Tem algum ritual, algo que faça religiosamente todos os dias?

Oro muito e dedico maior parte do tempo no trabalho. Os meus números de telemóvel estão acessíveis aos meus doentes 24 horas por dia. Eles sabem que podem- me ligar ou mandar mensagem. Quando estou fora do país falamos pelo Whatshapp.

É uma mulher de fé?

Sempre fui, e trabalho com diferentes congregações religiosas: com as irmãs do Centro de Reabilitação Psico-Social das Mahotas; ajudo na formação sobre o HIV e Sida na Comunidade religiosa Dom Bosco e no Colégio Feminino da Katembe. Duas vezes ao ano, vou à Casa da Alegria instituição social pertencente as irmãs de Madre Teresa de Calcutá.

algum episódio que ficará para sempre na sua mente:

Em 2006, quando no Hospital Geral da Machava, tinha uma paciente de 17 anos que ia sempre à consulta com a mãe, que também erapositiva.
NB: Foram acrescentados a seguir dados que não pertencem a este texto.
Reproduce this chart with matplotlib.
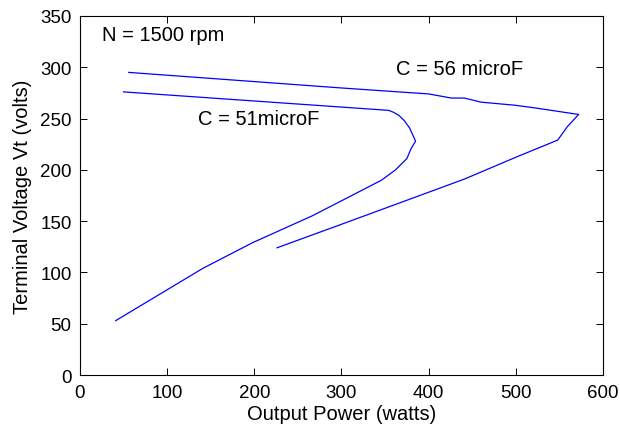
import matplotlib
matplotlib.use("Agg")
import matplotlib.pyplot as plt

plt.rcParams['font.family'] = ['Liberation Sans', 'DejaVu Sans']

# C = 51 microF curve
p51 = [50, 354, 360, 366, 372, 378, 385, 380, 375, 362, 346, 305, 266, 198, 141, 41]
v51 = [276, 258, 256, 253, 248, 241, 228, 221, 211, 200, 190, 172, 155, 129, 104, 53]

# C = 56 microF curve
p56 = [56, 297, 400, 426, 441, 460, 499, 525, 572, 559, 548, 502, 441, 297, 226]
v56 = [295, 280, 274, 270, 270, 266, 263, 260, 254, 242, 229, 213, 191, 146, 124]

xticks = [0, 100, 200, 300, 400, 500, 600]
yticks = [0, 50, 100, 150, 200, 250, 300, 350]

fig = plt.figure(figsize=(6.2, 4.31), dpi=100)
ax = fig.add_axes([0.129, 0.1276, 0.9726 - 0.129, 0.9606 - 0.1276])

ax.plot(p51, v51, color='#0000ff', lw=0.9)
ax.plot(p56, v56, color='#0000ff', lw=0.9)

ax.set_xlim(0, 600)
ax.set_ylim(0, 350)
ax.set_xticks(xticks)
ax.set_yticks(yticks)
ax.tick_params(direction='in', top=True, right=True, labelsize=13.5, length=5, width=0.7)
ax.tick_params(axis='x', pad=6.5)
ax.tick_params(axis='y', pad=6)
for s in ax.spines.values():
    s.set_linewidth(0.8)

ax.set_xlabel('Output Power (watts)', fontsize=14.5, labelpad=2)
ax.set_ylabel('Terminal Voltage Vt (volts)', fontsize=14.5, labelpad=6)

ax.text(25, 332, 'N = 1500 rpm', fontsize=14.5, va='center')
ax.text(436, 299, 'C = 56 microF', fontsize=14.5, ha='center', va='center')
ax.text(205, 250, 'C = 51microF', fontsize=14.5, ha='center', va='center')

fig.savefig('out.png', dpi=100)
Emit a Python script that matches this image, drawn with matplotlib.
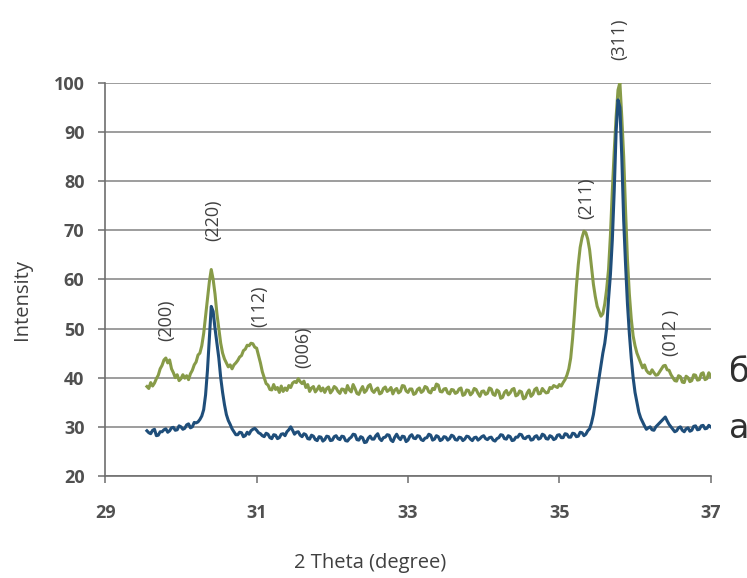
import matplotlib
matplotlib.use("Agg")
import matplotlib.pyplot as plt

# 2-theta sample grid (degrees)
two_theta = [
    29.550, 29.575, 29.600, 29.625, 29.650, 29.675, 29.700, 29.725, 29.750, 29.775,
    29.800, 29.825, 29.850, 29.875, 29.900, 29.925, 29.950, 29.975, 30.000, 30.025,
    30.050, 30.075, 30.100, 30.125, 30.150, 30.175, 30.200, 30.225, 30.250, 30.275,
    30.300, 30.325, 30.350, 30.375, 30.400, 30.425, 30.450, 30.475, 30.500, 30.525,
    30.550, 30.575, 30.600, 30.625, 30.650, 30.675, 30.700, 30.725, 30.750, 30.775,
    30.800, 30.825, 30.850, 30.875, 30.900, 30.925, 30.950, 30.975, 31.000, 31.025,
    31.050, 31.075, 31.100, 31.125, 31.150, 31.175, 31.200, 31.225, 31.250, 31.275,
    31.300, 31.325, 31.350, 31.375, 31.400, 31.425, 31.450, 31.475, 31.500, 31.525,
    31.550, 31.575, 31.600, 31.625, 31.650, 31.675, 31.700, 31.725, 31.750, 31.775,
    31.800, 31.825, 31.850, 31.875, 31.900, 31.925, 31.950, 31.975, 32.000, 32.025,
    32.050, 32.075, 32.100, 32.125, 32.150, 32.175, 32.200, 32.225, 32.250, 32.275,
    32.300, 32.325, 32.350, 32.375, 32.400, 32.425, 32.450, 32.475, 32.500, 32.525,
    32.550, 32.575, 32.600, 32.625, 32.650, 32.675, 32.700, 32.725, 32.750, 32.775,
    32.800, 32.825, 32.850, 32.875, 32.900, 32.925, 32.950, 32.975, 33.000, 33.025,
    33.050, 33.075, 33.100, 33.125, 33.150, 33.175, 33.200, 33.225, 33.250, 33.275,
    33.300, 33.325, 33.350, 33.375, 33.400, 33.425, 33.450, 33.475, 33.500, 33.525,
    33.550, 33.575, 33.600, 33.625, 33.650, 33.675, 33.700, 33.725, 33.750, 33.775,
    33.800, 33.825, 33.850, 33.875, 33.900, 33.925, 33.950, 33.975, 34.000, 34.025,
    34.050, 34.075, 34.100, 34.125, 34.150, 34.175, 34.200, 34.225, 34.250, 34.275,
    34.300, 34.325, 34.350, 34.375, 34.400, 34.425, 34.450, 34.475, 34.500, 34.525,
    34.550, 34.575, 34.600, 34.625, 34.650, 34.675, 34.700, 34.725, 34.750, 34.775,
    34.800, 34.825, 34.850, 34.875, 34.900, 34.925, 34.950, 34.975, 35.000, 35.025,
    35.050, 35.075, 35.100, 35.125, 35.150, 35.175, 35.200, 35.225, 35.250, 35.275,
    35.300, 35.325, 35.350, 35.375, 35.400, 35.425, 35.450, 35.475, 35.500, 35.525,
    35.550, 35.575, 35.600, 35.625, 35.650, 35.675, 35.700, 35.725, 35.750, 35.775,
    35.800, 35.825, 35.850, 35.875, 35.900, 35.925, 35.950, 35.975, 36.000, 36.025,
    36.050, 36.075, 36.100, 36.125, 36.150, 36.175, 36.200, 36.225, 36.250, 36.275,
    36.300, 36.325, 36.350, 36.375, 36.400, 36.425, 36.450, 36.475, 36.500, 36.525,
    36.550, 36.575, 36.600, 36.625, 36.650, 36.675, 36.700, 36.725, 36.750, 36.775,
    36.800, 36.825, 36.850, 36.875, 36.900, 36.925, 36.950, 36.975, 37.000,
]

# sample b (green)
intensity_b = [
    38.2, 37.8, 39.0, 38.3, 38.9, 39.8, 40.5, 41.8, 42.5, 43.6,
    44.0, 43.0, 43.6, 41.8, 41.0, 40.0, 40.6, 39.4, 39.8, 40.6,
    39.9, 40.4, 39.6, 40.8, 41.5, 42.6, 43.2, 44.6, 45.0, 46.5,
    49.0, 52.5, 56.0, 59.5, 62.0, 60.0, 57.0, 53.0, 50.0, 47.0,
    45.0, 43.8, 43.0, 42.2, 42.6, 41.8, 42.6, 43.0, 43.5, 44.2,
    44.5, 45.5, 45.8, 46.6, 46.5, 47.0, 46.9, 46.2, 46.0, 44.5,
    43.0, 41.2, 40.0, 38.8, 38.5, 37.6, 37.5, 38.6, 37.6, 38.0,
    37.0, 38.3, 37.2, 37.9, 37.4, 38.4, 38.0, 38.9, 39.2, 39.0,
    39.8, 39.2, 38.8, 39.3, 38.0, 38.6, 37.2, 37.9, 38.2, 37.1,
    37.6, 38.3, 37.3, 37.9, 37.0, 37.8, 38.1, 36.9, 37.4, 38.2,
    37.9, 37.2, 36.8, 37.7, 37.6, 36.9, 38.4, 37.5, 37.1, 38.6,
    37.8, 36.8, 36.6, 37.5, 38.2, 37.0, 37.4, 38.3, 38.6, 37.4,
    37.0, 37.6, 37.9, 36.7, 36.9, 37.8, 38.1, 37.2, 37.5, 38.0,
    36.7, 37.5, 37.8, 36.9, 37.2, 38.4, 38.3, 37.3, 37.0, 37.7,
    37.7, 36.6, 36.8, 37.6, 37.9, 37.0, 37.3, 38.2, 38.0, 37.1,
    36.9, 37.8, 37.6, 38.7, 38.5, 37.2, 37.1, 37.7, 37.8, 36.9,
    36.7, 37.6, 37.5, 36.8, 37.0, 37.7, 37.9, 36.4, 36.6, 37.5,
    37.4, 36.5, 36.9, 37.8, 37.6, 36.8, 36.2, 37.2, 37.3, 36.6,
    36.8, 37.9, 37.7, 36.6, 36.4, 37.5, 37.2, 35.8, 36.0, 37.0,
    37.4, 36.5, 36.9, 37.6, 37.8, 36.3, 36.5, 37.3, 37.1, 35.7,
    35.9, 36.9, 37.5, 36.2, 36.6, 37.6, 37.9, 36.7, 36.8, 37.8,
    37.3, 36.9, 37.0, 38.0, 37.8, 38.4, 38.2, 38.0, 38.6, 38.3,
    39.0, 39.6, 40.5, 41.8, 44.0, 48.0, 53.0, 58.5, 63.0, 66.5,
    68.5, 69.8, 69.5, 68.2, 66.0, 62.5, 59.0, 56.5, 54.5, 53.5,
    52.5, 53.0, 55.0, 58.0, 62.0, 69.0, 78.0, 86.0, 93.0, 98.5,
    100.0, 93.0, 85.0, 74.0, 64.0, 57.0, 52.0, 48.5, 46.5, 45.0,
    44.0, 43.0, 42.0, 42.6, 41.5, 41.0, 40.8, 41.6, 41.0, 40.5,
    40.6, 41.2, 41.8, 42.4, 42.5, 41.6, 41.5, 40.6, 40.0, 39.4,
    39.3, 40.4, 40.2, 39.1, 39.0, 40.3, 40.0, 39.2, 39.4, 40.6,
    40.5, 39.5, 39.6, 40.8, 41.0, 39.6, 39.8, 41.0, 40.3,
]

# sample a (blue)
intensity_a = [
    29.2, 28.8, 28.6, 29.3, 29.5, 28.2, 28.3, 29.0, 29.0, 29.4,
    29.6, 28.9, 29.2, 29.8, 29.9, 29.3, 29.4, 30.2, 30.0, 29.5,
    29.7, 30.4, 30.6, 29.8, 30.0, 30.9, 30.8, 31.0, 31.5, 32.2,
    33.5, 36.5, 41.5, 48.0, 54.5, 53.5, 50.0, 47.0, 44.0, 40.0,
    37.0, 34.5, 32.5, 31.3, 30.5, 29.6, 29.0, 28.4, 28.4, 28.9,
    28.8, 28.0, 28.2, 28.9, 28.5, 29.2, 29.5, 29.7, 29.3, 28.8,
    28.6, 28.2, 28.0, 28.7, 28.5, 27.8, 27.6, 28.4, 28.3, 27.6,
    27.8, 28.5, 28.6, 28.2, 29.0, 29.4, 30.0, 29.3, 28.5, 28.9,
    29.0, 28.3, 28.0, 28.6, 28.4, 27.6, 27.5, 28.3, 28.1, 27.4,
    27.2, 28.0, 27.9, 27.1, 27.4, 28.1, 28.0, 27.2, 27.3, 28.0,
    28.2, 27.6, 27.4, 28.1, 28.0, 27.2, 27.1, 27.6, 27.9, 28.5,
    28.4, 27.4, 27.3, 28.0, 27.8, 26.8, 26.9, 27.7, 28.1, 27.5,
    27.5, 28.2, 28.6, 27.6, 27.2, 27.8, 27.9, 28.4, 28.3, 27.3,
    27.0, 27.9, 28.5, 27.8, 27.4, 28.1, 28.0, 27.0, 27.3, 28.1,
    28.4, 27.7, 27.6, 28.2, 28.1, 27.4, 27.2, 27.7, 27.8, 28.5,
    28.3, 27.3, 27.5, 28.2, 28.0, 27.2, 27.4, 28.0, 27.9, 27.3,
    27.6, 28.3, 28.1, 27.4, 27.3, 27.9, 27.8, 27.2, 27.5, 28.1,
    28.0, 27.5, 27.2, 27.8, 27.9, 27.3, 27.6, 28.0, 28.2, 27.6,
    27.4, 27.8, 27.9, 27.3, 27.1, 27.6, 27.8, 28.4, 28.3, 27.6,
    27.5, 28.2, 28.0, 27.2, 27.3, 27.9, 27.9, 28.5, 28.4, 27.7,
    27.6, 28.0, 28.1, 27.3, 27.4, 28.0, 28.2, 27.5, 27.7, 28.5,
    28.3, 27.6, 27.5, 28.2, 28.0, 27.4, 27.6, 28.3, 28.4, 27.8,
    27.8, 28.6, 28.5, 27.9, 27.9, 28.7, 28.6, 28.0, 28.1, 28.9,
    28.8, 28.2, 28.5, 29.2, 29.6, 30.8, 32.5, 35.0, 37.5, 40.0,
    42.5, 45.0, 47.0, 50.0, 56.0, 61.0, 68.0, 78.0, 90.0, 96.5,
    95.0, 85.0, 72.0, 63.0, 55.0, 49.0, 44.0, 40.0, 37.0, 35.0,
    33.0, 31.8, 31.0, 30.2, 29.5, 29.8, 30.0, 29.4, 29.3, 30.0,
    30.4, 30.8, 31.2, 31.6, 32.0, 31.2, 30.5, 30.0, 29.5, 29.0,
    29.2, 29.8, 30.0, 29.3, 29.0, 29.6, 29.8, 29.1, 29.3, 30.1,
    30.2, 29.4, 29.5, 30.2, 30.3, 29.6, 29.7, 30.3, 30.0,
]

peak_labels = ["(200)", "(220)", "(112)", "(006)", "(211)", "(311)", "(012 )"]
peak_label_x = [29.80, 30.43, 31.04, 31.62, 35.36, 35.79, 36.48]
peak_label_y = [51.6, 72.1, 54.5, 46.2, 76.4, 108.8, 49.2]

x_ticks = [29, 31, 33, 35, 37]
y_ticks = [20, 30, 40, 50, 60, 70, 80, 90, 100]

series_names = ["б", "а"]

GREEN = "#879b48"
BLUE = "#1f4e7a"
TICK_COLOR = "#505050"

fig = plt.figure(figsize=(7.47, 5.78), dpi=100)
ax = fig.add_axes([105.3 / 747, 1 - 476 / 578, (710.7 - 105.3) / 747, (476 - 82.7) / 578])

ax.plot(two_theta, intensity_b, color=GREEN, lw=2.2, solid_joinstyle="round", zorder=3)
ax.plot(two_theta, intensity_a, color=BLUE, lw=2.2, solid_joinstyle="round", zorder=4)

ax.set_xlim(29, 37)
ax.set_ylim(20, 100)
ax.set_xticks(x_ticks)
ax.set_yticks(y_ticks)
ax.set_xticklabels([str(t) for t in x_ticks])
ax.set_yticklabels([str(t) for t in y_ticks])

for lbl in ax.get_xticklabels() + ax.get_yticklabels():
    lbl.set_fontfamily("Open Sans")
    lbl.set_fontweight("bold")
    lbl.set_fontsize(13)
    lbl.set_color(TICK_COLOR)

ax.tick_params(axis="both", direction="out", length=5, width=1.1, color="#6e6e6e")
ax.tick_params(axis="y", pad=10)
ax.tick_params(axis="x", pad=15)

ax.grid(axis="y", color="#8c8c8c", lw=1.2)
ax.set_axisbelow(True)
for s in ["top", "right"]:
    ax.spines[s].set_visible(False)
for s in ["left", "bottom"]:
    ax.spines[s].set_color("#6e6e6e")
    ax.spines[s].set_linewidth(1.2)

for t, xv, yv in zip(peak_labels, peak_label_x, peak_label_y):
    ax.text(xv, yv, t, rotation=90, ha="center", va="center", fontsize=13,
            family="Open Sans", color="#404040", clip_on=False, zorder=5)

fig.text(22 / 747, 1 - 300 / 578, "Intensity", rotation=90, ha="center", va="center",
         fontsize=14.5, family="Open Sans", color="#404040")
fig.text(370 / 747, 1 - 563 / 578, "2 Theta (degree)", ha="center", va="center",
         fontsize=14.5, family="Open Sans", color="#404040")

# series names at right edge (partly cut off in the reference)
fig.text(729 / 747, 1 - 372 / 578, series_names[0], ha="left", va="center",
         fontsize=24, family="DejaVu Sans", color="#303030")
fig.text(729 / 747, 1 - 429 / 578, series_names[1], ha="left", va="center",
         fontsize=24, family="DejaVu Sans", color="#303030")

fig.savefig("out.png", dpi=100)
Nas vésperas do Natal eis que comparece à consulta sozinha. Ela acabara de perder a mãe. As enfermeiras colocaram-na como última da fila, para que eu pudesse dedicar o tempo que fosse necessário àquela jovem. Uma vez no gabinete médico, sugeri-lhe que escolhesse uma das bonecas que eu tinha ali expostas. Ela rejeitou. Depois, aproximou-se de mim e disse que, apenas, queria a mãe dela de volta. Foi chocante! Ela só chorava.

Tem muitos pacientes. A sua acessibilidade não lhe tira o direito de estar com a sua família?

Não. Tenho o meu tempo para estar com a minha família também. É nela que recarrego as energias para o trabalho.

Quem é Noorjehay Magid?

Noorjehay Magid é natural de Maputo. É a mais velha de dois irmãos. Vem de uma família de origem e tradição indiana. Doutora Noorjehay é uma mulher de um sorriso fácil e espontâneo o que a torna extremamente simpática. 

Cresceu numa família conservador o que faz dela mulher de convicções fortes. A componente religiosa sempre a acompanhou. Tanto é que facilmente se envolve, desde cedo, em actos de cariz social. Desde 2007 participa anualmente da oração da Paz realizado pela Comunidade de Santo Egídio todos na Europa. Esta Oração de Paz é feita desde 1986. Iniciou na Itália pelo Papa João Paulo II.

Formou-se em Medicina pela Universidade Eduardo Mondlane tendo- se licenciado em 1998. Iniciou a sua carreira de médica no Sistema Nacional de Saúde, onde se encontra a prestar serviços até o momento. Em paralelo, trabalha com a Comunidade de Santo Egídio desde 2001, e actualmente é responsável clínica do Programa Dream de combate ao HIV e Sida.